Talk about backing yourself into a corner but, as he did it, so an old picture came into focus. It was of the same man explaining away a run-around administered by the ultra-erratic Newcastle United on a gale-blown afternoon on Tyneside last season. "I am confident the goals will come. We are playing well enough," Benitez said then. "The important thing in football is to keep doing the right things, play in the right way, and I'm very pleased with the character of my players. Yes, of course they can overcome their next obstacle." That was Juventus - and he said pretty much the same before beating Chelsea and then Milan in the final.

It remains one of the most intriguing stories English football has ever known. Liverpool remain a work in progress, no doubt, but then so much has been achieved even with the blueprint flapping in the wind. Though you have to go to ninth place in the League, and Wigan Athletic, to find a team who have scored less goals, the Liverpool defence is as tight as Chelsea's (just 17 goals conceded in 28 games). A foundation, a launching pad has been laid: but when will the rockets fire? Wednesday is the latest deadline. Can Liverpool recover the 1-0 deficit against Benfica? The law of averages says yes.

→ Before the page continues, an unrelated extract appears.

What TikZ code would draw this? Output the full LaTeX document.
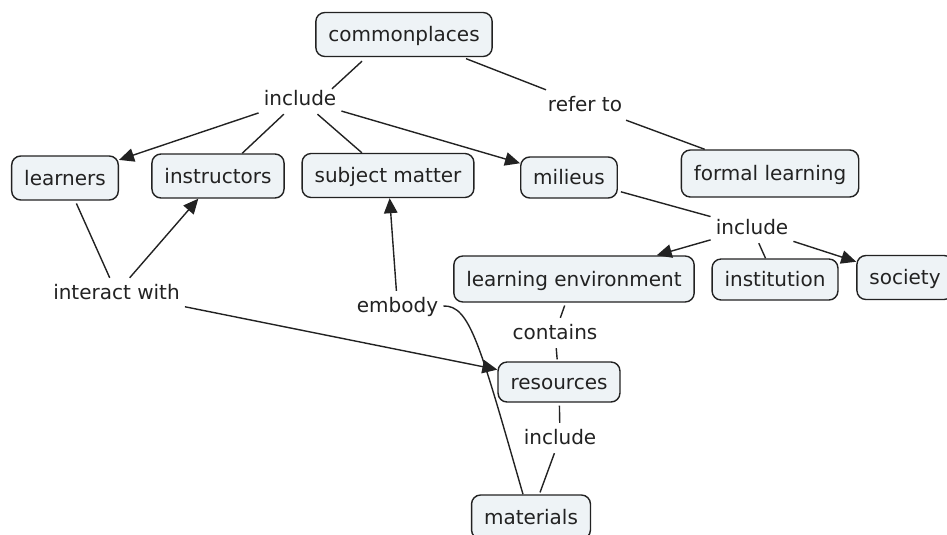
\documentclass[tikz,border=0pt]{standalone}
\usepackage{fontspec}
\setmainfont{DejaVu Sans}
\usetikzlibrary{arrows.meta}
\definecolor{boxfill}{HTML}{EEF3F6}
\definecolor{ink}{HTML}{222222}
\begin{document}
\begin{tikzpicture}[x=1pt,y=-1pt,
  concept/.style={draw=ink, line width=1.4pt, fill=boxfill, rounded corners=9pt,
    inner xsep=12.5pt, inner ysep=0pt, minimum height=44pt, text=ink,
    text height=17pt, text depth=3pt, font=\fontsize{20}{23}\selectfont},
  linkword/.style={inner sep=5pt, text=ink, text height=16pt, text depth=4pt,
    font=\fontsize{20}{23}\selectfont},
  link/.style={draw=ink, line width=1.4pt},
  arr/.style={link, -{Triangle[length=15pt,width=13.5pt]}}]
\useasboundingbox (0,0) rectangle (947,535);

% concepts
\node[concept] (commonplaces) at (404,34.5) {commonplaces};
\node[concept] (learners) at (65,178) {learners};
\node[concept] (instructors) at (218,176) {instructors};
\node[concept] (subject) at (388,175.5) {subject matter};
\node[concept, minimum height=41pt] (milieus) at (569,177.5) {milieus};
\node[concept, minimum height=47pt] (formal) at (770,173.5) {formal learning};
\node[concept, minimum height=46pt] (environment) at (574,279) {learning environment};
\node[concept, minimum height=41pt] (institution) at (775,279.5) {institution};
\node[concept] (society) at (905,277.5) {society};
\node[concept, minimum height=40pt] (resources) at (559,382) {resources};
\node[concept] (materials) at (531,517) {materials};

% linking phrases
\node[linkword] (inc1) at (300,99) {include};
\node[linkword] (refer) at (585,105) {refer to};
\node[linkword] (interact) at (116.5,293) {interact with};
\node[linkword] (embody) at (397.5,306) {embody};
\node[linkword] (inc2) at (752,228) {include};
\node[linkword] (contains) at (555,333) {contains};
\node[linkword] (inc3) at (560,438) {include};

% propositions
\draw[link] ([xshift=-42pt,yshift=-4pt]commonplaces.south) -- ([xshift=32pt,yshift=-5pt]inc1.north);
\draw[link, shorten <=4pt] (commonplaces) -- (refer);
\draw[link] (refer) -- (formal);
\draw[arr] (inc1) -- (learners);
\draw[link] (inc1) -- (instructors);
\draw[link] (inc1) -- (subject);
\draw[arr] (inc1) -- (milieus);
\draw[link, shorten <=3pt] (learners) -- (interact);
\draw[arr] (interact) -- (instructors);
\draw[arr] (interact) -- (resources);
\draw[arr] (embody) -- (subject);
\draw[link] (embody.east) .. controls (470,305) and (480,345) .. ([xshift=-8pt]materials.north);
\draw[link, shorten <=3pt] (milieus) -- (inc2);
\draw[arr] (inc2) -- (environment);
\draw[link] (inc2) -- (institution);
\draw[arr] (inc2) -- (society);
\draw[link, shorten <=3pt] (environment) -- (contains);
\draw[link, shorten >=2pt] (contains) -- (resources);
\draw[link, shorten <=3pt] (resources) -- (inc3);
\draw[link, shorten >=2pt] (inc3) -- (materials);
\end{tikzpicture}
\end{document}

The Charlton manager, Alan Curbishley, was delighted by his team's resistance, and discipline, but he also acknowledged a huge debt to the resilience and the acrobatics of Myhre, whose best save came when he turned away a deflection off his team-mate Hermann Hreidarsson after Steven Gerrard, somewhere around his most dynamic, powered in still another big cross from the right.

Myhre saved well from Cissé, twice, Harry Kewell once, and was lucky when Crouch headed straight at him after running clear on to a fine cross by Cissé. It was also true that Fowler was unlucky when firing home in stoppage time, a linesman ruling that Cissé was fractionally offside and interfering with the play. That's a lot of evidence to support Benitez's belief that indeed the logjam will be broken, but some of it is weakened by the fact that if Myhre did well, he simply wasn't provided with any truly ultimate test.

There was also a worrying phrase of body language from the normally hard-working and intelligent Morientes when he failed to respond to the possibilities of still another raking cross, this time from Gerrard. When it flew past, he gave almost a subliminal shrug of his shoulders. Strikers trade on self- belief and that, Morientes seemed to be saying, is cruelly scarce among the Anfield firing squad.

Gerrard, who at times found a conviction desperately absent in his 45 minutes here for England earlier in the week, later unswervingly followed the Benitez line. He said: "It would have been a 1-0 game if Robbie's goal had stood, and we have seen it and it was onside. But sometimes decisions don't go your way. We just have to go on creating chances and hopefully we will get a few breaks and the goals will come. We've got goalscorers in the squad. I'm sure it's only a matter of time before the goals start going in. When teams aren't organised and come to attack us, that's when we can pick off even more chances."

Whether Ronald Koeman's Benfica come into that category is key to this week's action. Another is the return of Xabi Alonso. His arrival after 72 minutes sharpened the bite of Liverpool's approach work, while lifting the huge burden Gerrard had carried and, if Fowler's goal had been confirmed, no doubt Benitez would have found the post-game going a lot easier. As it is, of course, he still believes. His questioners look to the heavens, but then so does he - no doubt for different reasons

Liverpool (4-4-2): Reina; Kromkamp, Carragher, Hyypia (Riise, h-t), Traoré; Cissé, Gerrard, Hamann (Alonso, 72), Kewell; Fowler, Crouch (Morientes, 80). Substitutes not used: Dudek (gk), Finnan.

Charlton (4-4-2) Myhre; Young, Perry, Hreidarsson, Spector; Kishishev (Euell, 77), Hughes, Holland, Ambrose (Powell, 86), M Bent (Bothroyd, 53), D Bent. Substitutes not used: Andersen (gk), Thomas.

Referee: M Atkinson (West Yorkshire) Booked: Liverpool Cissé; Charlton Young.

Man of the match: Gerrard.

Attendance: 43,892.

Benfica warm up with a win

Benfica, Liverpool's Champions' League opponents on Wednesday, moved into third place in the Portuguese Premier League on Saturday after a goal three minutes into injury time from their Italian substitute Fabrizio Micolli gave them a 2-1 win over Estrela Amadora. A free-kick by Paulo Machado had put Estrela Amadora in front after 31 minutes before Benfica levelled through the former Newcastle player Laurent Robert early in the second half. The Italian winger Miccoli, returning after a seven-week injury lay-off, hit the winner with a deflected shot from outside the box.